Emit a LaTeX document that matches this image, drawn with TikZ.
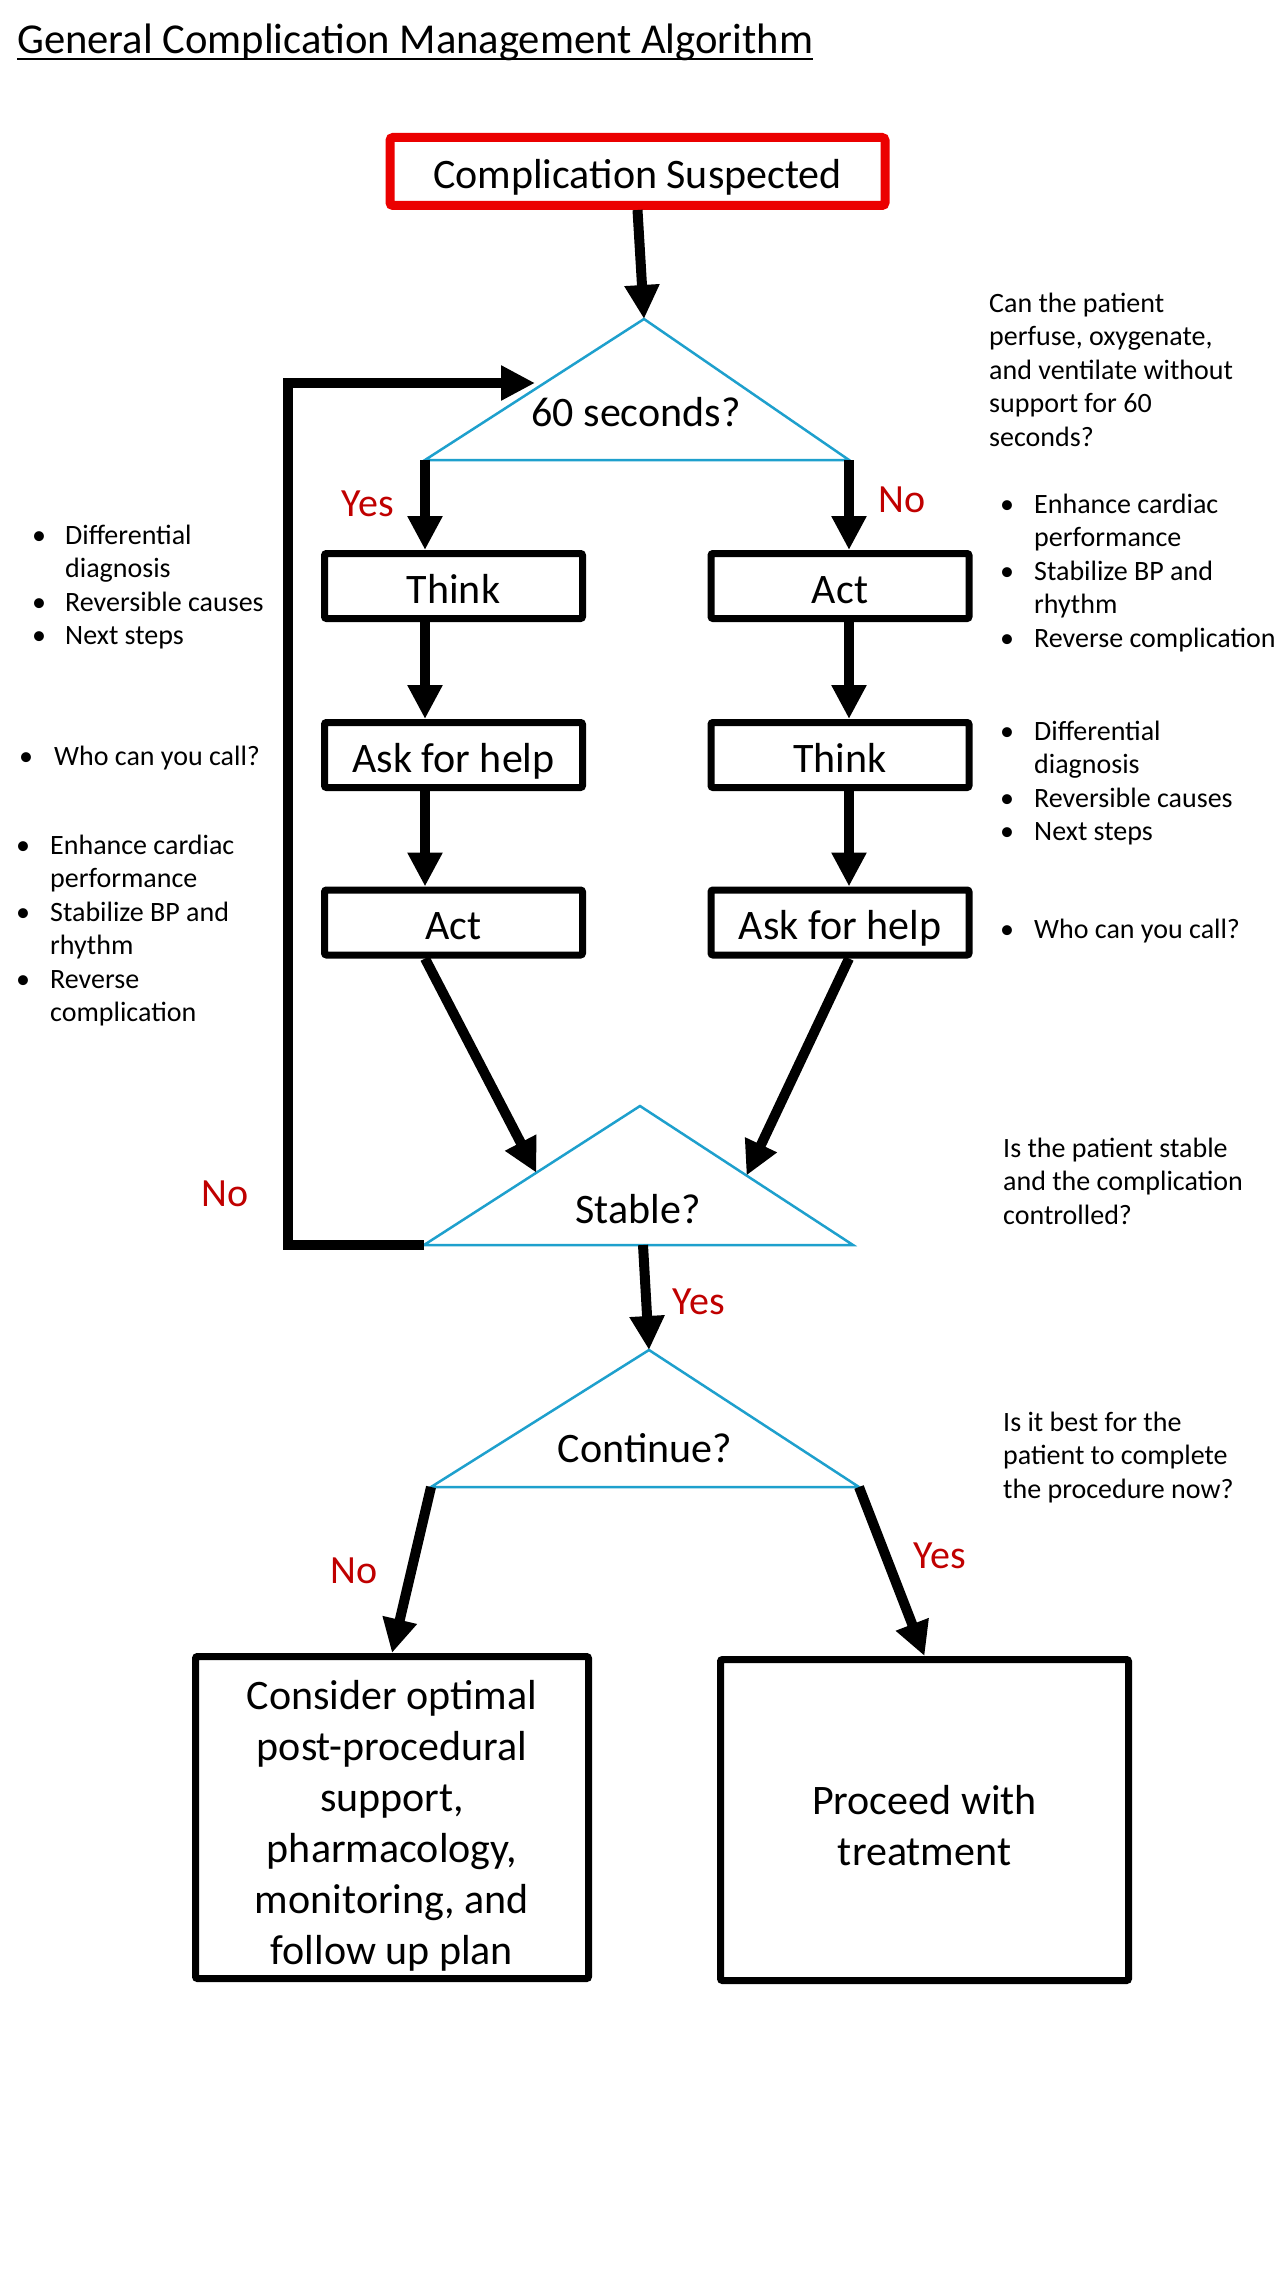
\documentclass[tikz,border=0pt]{standalone}
\usepackage{fontspec}
\setmainfont{Carlito}
\usetikzlibrary{arrows.meta,calc}
\definecolor{boxred}{RGB}{235,0,0}
\definecolor{lblred}{RGB}{192,0,0}
\definecolor{tricyan}{RGB}{30,160,205}
\newcommand\sidebul[1]{\makebox[#1][l]{\makebox[10bp][c]{\textbullet}}}
\tikzset{
  big/.style={font=\fontsize{42bp}{51bp}\selectfont},
  stepbox/.style={draw, line width=7bp, rounded corners=2bp, minimum width=258bp, minimum height=65bp, inner sep=0pt, text height=34bp, text depth=0bp, big},
  bigbox/.style={draw, line width=7bp, rounded corners=2bp, inner sep=0pt, align=center, big},
  flow/.style={line width=10bp, line join=miter, -{Triangle[length=34bp,width=33bp]}},
  tri/.style={draw=tricyan, line width=2.5bp, line join=miter},
  lbl/.style={text=lblred, font=\fontsize{40bp}{48bp}\selectfont, inner sep=0pt},
  side/.style={font=\fontsize{28bp}{33.5bp}\selectfont, inner sep=0pt, anchor=base west},
}
\begin{document}
\begin{tikzpicture}[x=1bp,y=-1bp]
\fill[white] (0,0) rectangle (1280,2275);
\useasboundingbox (0,0) rectangle (1280,2275);

% title
\node[anchor=base west, inner sep=0pt, font=\fontsize{42.6bp}{51bp}\selectfont] (title) at (17,54) {General Complication Management Algorithm};
\draw[line width=2.5bp] ([yshift=-5bp]title.base west) -- ([yshift=-5bp]title.base east);

% start box
\node[draw=boxred, line width=9bp, rounded corners=3bp, minimum width=495bp, minimum height=68bp, inner sep=0pt, text height=34bp, text depth=0bp, big] (cs) at (637.5,171.5) {Complication Suspected};

% triangle 1
\coordinate (t1T) at (644,319);
\coordinate (t1L) at (425,460);
\coordinate (t1R) at (849,460);
\draw[tri] (t1T) -- (t1R) -- (t1L) -- cycle;
\node[big, inner sep=0pt] (t1) at (636,412) {60 seconds?};

% stable triangle
\coordinate (sT) at (640,1106);
\coordinate (sL) at (424,1245);
\coordinate (sR) at (853,1245);
\coordinate (sB) at (643,1245);
\draw[tri] (sT) -- (sR) -- (sL) -- cycle;
\node[big, inner sep=0pt] (st) at (638,1209) {Stable?};

% continue triangle
\coordinate (cT) at (649,1350);
\coordinate (cL) at (431,1487);
\coordinate (cR) at (859,1487);
\draw[tri] (cT) -- (cR) -- (cL) -- cycle;
\node[big, inner sep=0pt] (ct) at (645,1448) {Continue?};

% step boxes
\node[stepbox] (thinkL) at (453.5,586) {Think};
\node[stepbox] (askL) at (453.5,755) {Ask for help};
\node[stepbox] (actL) at (453.5,922.5) {Act};
\node[stepbox] (actR) at (840,586) {Act};
\node[stepbox] (thinkR) at (840,755) {Think};
\node[stepbox] (askR) at (840,922.5) {Ask for help};

% final boxes
\node[bigbox, minimum width=393bp, minimum height=322bp] (consider) at (392,1817.5)
  {\rule{0pt}{45bp}Consider optimal\\post-procedural\\support,\\pharmacology,\\monitoring, and\\follow up plan};
\node[bigbox, minimum width=408bp, minimum height=321bp] (proceed) at (924.5,1820)
  {\rule{0pt}{40bp}Proceed with\\treatment};

% connectors
\draw[flow] (cs.south) -- (t1T);
\draw[flow] (t1L) -- (t1L |- thinkL.north);
\draw[flow] (t1R) -- (t1R |- actR.north);
\draw[flow] (thinkL.south -| t1L) -- (askL.north -| t1L);
\draw[flow] (askL.south -| t1L) -- (actL.north -| t1L);
\draw[flow] (actR.south -| t1R) -- (thinkR.north -| t1R);
\draw[flow] (thinkR.south -| t1R) -- (askR.north -| t1R);
\coordinate (sInL) at ($(sL)!0.52!(sT)$);
\coordinate (sInR) at ($(sR)!0.5!(sT)$);
\draw[flow] (actL.south -| t1L) -- (sInL);
\draw[flow] (askR.south -| t1R) -- (sInR);
\coordinate (loopBL) at (288,1245);
\coordinate (loopTL) at (288,383);
\coordinate (loopIn) at (535,383);
\draw[flow] (sL) -- (loopBL) -- (loopTL) -- (loopIn);
\draw[flow] (sB) -- (cT);
\draw[flow] (cL) -- (consider.north);
\draw[flow] (cR) -- (proceed.north);

% labels
\node[lbl] (yes1) at (368,504) {Yes};
\node[lbl] (no1) at (902,500) {No};
\node[lbl] (no2) at (225,1194) {No};
\node[lbl] (yes2) at (699,1302) {Yes};
\node[lbl] (no3) at (354,1571) {No};
\node[lbl] (yes3) at (940,1556) {Yes};

% side notes right
\node[side] (q1) at (989,312) {\begin{tabular}[t]{@{}l@{}}Can the patient\\perfuse, oxygenate,\\and ventilate without\\support for 60\\seconds?\end{tabular}};
\node[side] (rA) at (1002,513) {\begin{tabular}[t]{@{}l@{}l@{}}\sidebul{32bp}&Enhance cardiac\\&performance\\\sidebul{32bp}&Stabilize BP and\\&rhythm\\\sidebul{32bp}&Reverse complication\end{tabular}};
\node[side] (rB) at (1002,740) {\begin{tabular}[t]{@{}l@{}l@{}}\sidebul{32bp}&Differential\\&diagnosis\\\sidebul{32bp}&Reversible causes\\\sidebul{32bp}&Next steps\end{tabular}};
\node[side] (rC) at (1002,938) {\begin{tabular}[t]{@{}l@{}l@{}}\sidebul{32bp}&Who can you call?\end{tabular}};
\node[side] (q2) at (1003,1157) {\begin{tabular}[t]{@{}l@{}}Is the patient stable\\and the complication\\controlled?\end{tabular}};
\node[side] (q3) at (1003,1431) {\begin{tabular}[t]{@{}l@{}}Is it best for the\\patient to complete\\the procedure now?\end{tabular}};

% side notes left
\node[side] (lA) at (34,544) {\begin{tabular}[t]{@{}l@{}l@{}}\sidebul{31bp}&Differential\\&diagnosis\\\sidebul{31bp}&Reversible causes\\\sidebul{31bp}&Next steps\end{tabular}};
\node[side] (lB) at (21,765) {\begin{tabular}[t]{@{}l@{}l@{}}\sidebul{33bp}&Who can you call?\end{tabular}};
\node[side] (lC) at (18,854) {\begin{tabular}[t]{@{}l@{}l@{}}\sidebul{32bp}&Enhance cardiac\\&performance\\\sidebul{32bp}&Stabilize BP and\\&rhythm\\\sidebul{32bp}&Reverse\\&complication\end{tabular}};
\end{tikzpicture}
\end{document}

REQUEST - Transcribe the listing above verbatim. Omit the pictures.

CORRECT RESULT -
Emit a LaTeX document that matches this image, drawn with TikZ.
\documentclass[tikz,border=0pt]{standalone}
\usepackage{fontspec}
\setmainfont{Carlito}
\usetikzlibrary{arrows.meta,calc}
\definecolor{boxred}{RGB}{235,0,0}
\definecolor{lblred}{RGB}{192,0,0}
\definecolor{tricyan}{RGB}{30,160,205}
\newcommand\sidebul[1]{\makebox[#1][l]{\makebox[10bp][c]{\textbullet}}}
\tikzset{
  big/.style={font=\fontsize{42bp}{51bp}\selectfont},
  stepbox/.style={draw, line width=7bp, rounded corners=2bp, minimum width=258bp, minimum height=65bp, inner sep=0pt, text height=34bp, text depth=0bp, big},
  bigbox/.style={draw, line width=7bp, rounded corners=2bp, inner sep=0pt, align=center, big},
  flow/.style={line width=10bp, line join=miter, -{Triangle[length=34bp,width=33bp]}},
  tri/.style={draw=tricyan, line width=2.5bp, line join=miter},
  lbl/.style={text=lblred, font=\fontsize{40bp}{48bp}\selectfont, inner sep=0pt},
  side/.style={font=\fontsize{28bp}{33.5bp}\selectfont, inner sep=0pt, anchor=base west},
}
\begin{document}
\begin{tikzpicture}[x=1bp,y=-1bp]
\fill[white] (0,0) rectangle (1280,2275);
\useasboundingbox (0,0) rectangle (1280,2275);

% title
\node[anchor=base west, inner sep=0pt, font=\fontsize{42.6bp}{51bp}\selectfont] (title) at (17,54) {General Complication Management Algorithm};
\draw[line width=2.5bp] ([yshift=-5bp]title.base west) -- ([yshift=-5bp]title.base east);

% start box
\node[draw=boxred, line width=9bp, rounded corners=3bp, minimum width=495bp, minimum height=68bp, inner sep=0pt, text height=34bp, text depth=0bp, big] (cs) at (637.5,171.5) {Complication Suspected};

% triangle 1
\coordinate (t1T) at (644,319);
\coordinate (t1L) at (425,460);
\coordinate (t1R) at (849,460);
\draw[tri] (t1T) -- (t1R) -- (t1L) -- cycle;
\node[big, inner sep=0pt] (t1) at (636,412) {60 seconds?};

% stable triangle
\coordinate (sT) at (640,1106);
\coordinate (sL) at (424,1245);
\coordinate (sR) at (853,1245);
\coordinate (sB) at (643,1245);
\draw[tri] (sT) -- (sR) -- (sL) -- cycle;
\node[big, inner sep=0pt] (st) at (638,1209) {Stable?};

% continue triangle
\coordinate (cT) at (649,1350);
\coordinate (cL) at (431,1487);
\coordinate (cR) at (859,1487);
\draw[tri] (cT) -- (cR) -- (cL) -- cycle;
\node[big, inner sep=0pt] (ct) at (645,1448) {Continue?};

% step boxes
\node[stepbox] (thinkL) at (453.5,586) {Think};
\node[stepbox] (askL) at (453.5,755) {Ask for help};
\node[stepbox] (actL) at (453.5,922.5) {Act};
\node[stepbox] (actR) at (840,586) {Act};
\node[stepbox] (thinkR) at (840,755) {Think};
\node[stepbox] (askR) at (840,922.5) {Ask for help};

% final boxes
\node[bigbox, minimum width=393bp, minimum height=322bp] (consider) at (392,1817.5)
  {\rule{0pt}{45bp}Consider optimal\\post-procedural\\support,\\pharmacology,\\monitoring, and\\follow up plan};
\node[bigbox, minimum width=408bp, minimum height=321bp] (proceed) at (924.5,1820)
  {\rule{0pt}{40bp}Proceed with\\treatment};

% connectors
\draw[flow] (cs.south) -- (t1T);
\draw[flow] (t1L) -- (t1L |- thinkL.north);
\draw[flow] (t1R) -- (t1R |- actR.north);
\draw[flow] (thinkL.south -| t1L) -- (askL.north -| t1L);
\draw[flow] (askL.south -| t1L) -- (actL.north -| t1L);
\draw[flow] (actR.south -| t1R) -- (thinkR.north -| t1R);
\draw[flow] (thinkR.south -| t1R) -- (askR.north -| t1R);
\coordinate (sInL) at ($(sL)!0.52!(sT)$);
\coordinate (sInR) at ($(sR)!0.5!(sT)$);
\draw[flow] (actL.south -| t1L) -- (sInL);
\draw[flow] (askR.south -| t1R) -- (sInR);
\coordinate (loopBL) at (288,1245);
\coordinate (loopTL) at (288,383);
\coordinate (loopIn) at (535,383);
\draw[flow] (sL) -- (loopBL) -- (loopTL) -- (loopIn);
\draw[flow] (sB) -- (cT);
\draw[flow] (cL) -- (consider.north);
\draw[flow] (cR) -- (proceed.north);

% labels
\node[lbl] (yes1) at (368,504) {Yes};
\node[lbl] (no1) at (902,500) {No};
\node[lbl] (no2) at (225,1194) {No};
\node[lbl] (yes2) at (699,1302) {Yes};
\node[lbl] (no3) at (354,1571) {No};
\node[lbl] (yes3) at (940,1556) {Yes};

% side notes right
\node[side] (q1) at (989,312) {\begin{tabular}[t]{@{}l@{}}Can the patient\\perfuse, oxygenate,\\and ventilate without\\support for 60\\seconds?\end{tabular}};
\node[side] (rA) at (1002,513) {\begin{tabular}[t]{@{}l@{}l@{}}\sidebul{32bp}&Enhance cardiac\\&performance\\\sidebul{32bp}&Stabilize BP and\\&rhythm\\\sidebul{32bp}&Reverse complication\end{tabular}};
\node[side] (rB) at (1002,740) {\begin{tabular}[t]{@{}l@{}l@{}}\sidebul{32bp}&Differential\\&diagnosis\\\sidebul{32bp}&Reversible causes\\\sidebul{32bp}&Next steps\end{tabular}};
\node[side] (rC) at (1002,938) {\begin{tabular}[t]{@{}l@{}l@{}}\sidebul{32bp}&Who can you call?\end{tabular}};
\node[side] (q2) at (1003,1157) {\begin{tabular}[t]{@{}l@{}}Is the patient stable\\and the complication\\controlled?\end{tabular}};
\node[side] (q3) at (1003,1431) {\begin{tabular}[t]{@{}l@{}}Is it best for the\\patient to complete\\the procedure now?\end{tabular}};

% side notes left
\node[side] (lA) at (34,544) {\begin{tabular}[t]{@{}l@{}l@{}}\sidebul{31bp}&Differential\\&diagnosis\\\sidebul{31bp}&Reversible causes\\\sidebul{31bp}&Next steps\end{tabular}};
\node[side] (lB) at (21,765) {\begin{tabular}[t]{@{}l@{}l@{}}\sidebul{33bp}&Who can you call?\end{tabular}};
\node[side] (lC) at (18,854) {\begin{tabular}[t]{@{}l@{}l@{}}\sidebul{32bp}&Enhance cardiac\\&performance\\\sidebul{32bp}&Stabilize BP and\\&rhythm\\\sidebul{32bp}&Reverse\\&complication\end{tabular}};
\end{tikzpicture}
\end{document}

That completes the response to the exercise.